An analytical investigation into the vibration behavior of an orthotropic steel deck

Abstract

Due to advantages such as small weight, large load capacity, and easy manufacturing, orthotropic steel decks (OSDs) are widely used in many steel bridges. As an important component of steel bridge decks that bear vehicle loads, OSDs may produce excessive vibrations and corresponding noise due to low dead loads. Therefore, it is important to study the vibration behavior of OSDs to guide the design to reduce vibration and noise in steel bridges. In this paper, the vibration response of an OSD with simply supported boundary conditions is calculated using the modal expansion method. The input mobility and insertion loss are selected as indices to evaluate the vibration response and suppression performance of the bridge. The results of calculations were compared with those of the finite element method to verify their accuracy. They showed that the input mobility of the OSD was affected primarily by the bending stiffness of the corresponding top plate and longitudinal ribs.

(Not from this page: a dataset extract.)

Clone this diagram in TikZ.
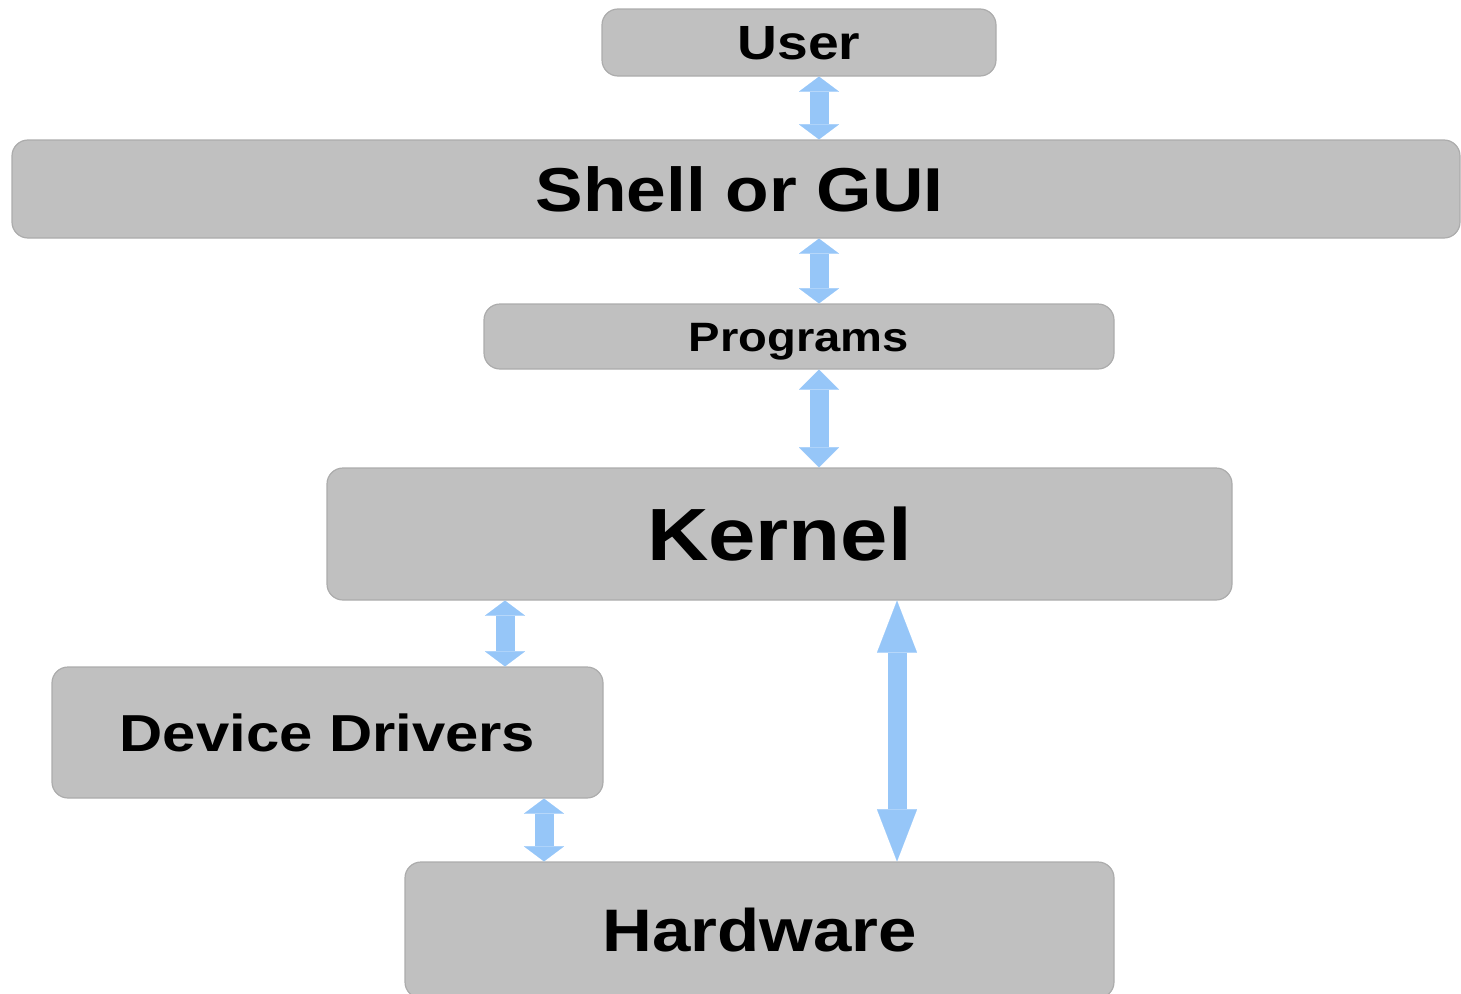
\documentclass[tikz,border=0pt]{standalone}
\usepackage{fontspec}
\setmainfont{Liberation Sans}
\usetikzlibrary{arrows.meta}
\definecolor{boxgray}{RGB}{192,192,192}
\definecolor{boxedge}{RGB}{172,172,172}
\definecolor{arrowblue}{RGB}{150,198,248}
\tikzset{
  layer/.style={draw=boxedge, line width=1.2pt, fill=boxgray, rounded corners=16pt,
    inner sep=0pt, text depth=0pt, align=center, font=\bfseries},
  biarrow/.style={draw=arrowblue, line width=19pt,
    {Triangle[width=40pt,length=#1,line width=0.1pt]}-{Triangle[width=40pt,length=#1,line width=0.1pt]}},
  biarrow/.default=15pt
}
\newcommand{\wtxt}[2]{\fontsize{#1}{#1}\selectfont\scalebox{1.15}[1]{#2}}
\begin{document}
\begin{tikzpicture}[x=1pt,y=-1pt]
\useasboundingbox (0,0) rectangle (1461,993);
\node[layer, minimum width=394pt, minimum height=67pt, text height=34.4pt] (user) at (799,42.5) {\wtxt{48}{User}};
\node[layer, minimum width=1448pt, minimum height=98pt, text height=44.4pt] (shell) at (736,189) {\hspace*{7pt}\wtxt{62}{Shell or GUI}};
\node[layer, minimum width=630pt, minimum height=65pt, text height=29.4pt] (prog) at (799,336.5) {\wtxt{41}{Programs}};
\node[layer, minimum width=905pt, minimum height=132pt, text height=53pt] (kernel) at (779.5,534) {\wtxt{74}{Kernel}};
\node[layer, minimum width=551pt, minimum height=131pt, text height=37.2pt] (dd) at (327.5,732.5) {\wtxt{52}{Device Drivers}};
\node[layer, minimum width=709pt, minimum height=136pt, text height=43pt] (hw) at (759.5,930) {\wtxt{60}{Hardware}};

\draw[biarrow] (user.south -| 819,0) -- (shell.north -| 819,0);
\draw[biarrow] (shell.south -| 819,0) -- (prog.north -| 819,0);
\draw[biarrow=20pt] (prog.south -| 819,0) -- (kernel.north -| 819,0);
\draw[biarrow] (kernel.south -| 505,0) -- (dd.north -| 505,0);
\draw[biarrow] (dd.south -| 544,0) -- (hw.north -| 544,0);
\draw[biarrow=52pt] (kernel.south -| 897,0) -- (hw.north -| 897,0);
\end{tikzpicture}
\end{document}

The vibration energy of the OSD had both frequency-dependent and excitation location-dependent characteristics. When a source acted on the longitudinal rib or was close to it (within a distance of ¼ of the wavelength), the high-frequency vibration response of the OSD could still be greatly suppressed, with an average vibration reduction of approximately 15 dB. Reducing the spacing between the longitudinal ribs is one of the best ways to reduce the vibration response of the OSD. The frequency of the positive insertion loss ranged from 160 to 500 Hz when the longitudinal rib spacing was reduced from 0.8 to 0.4 m. The frequency-related vibration response of the OSD can be further reduced by adding transverse ribs, especially in the high-frequency range.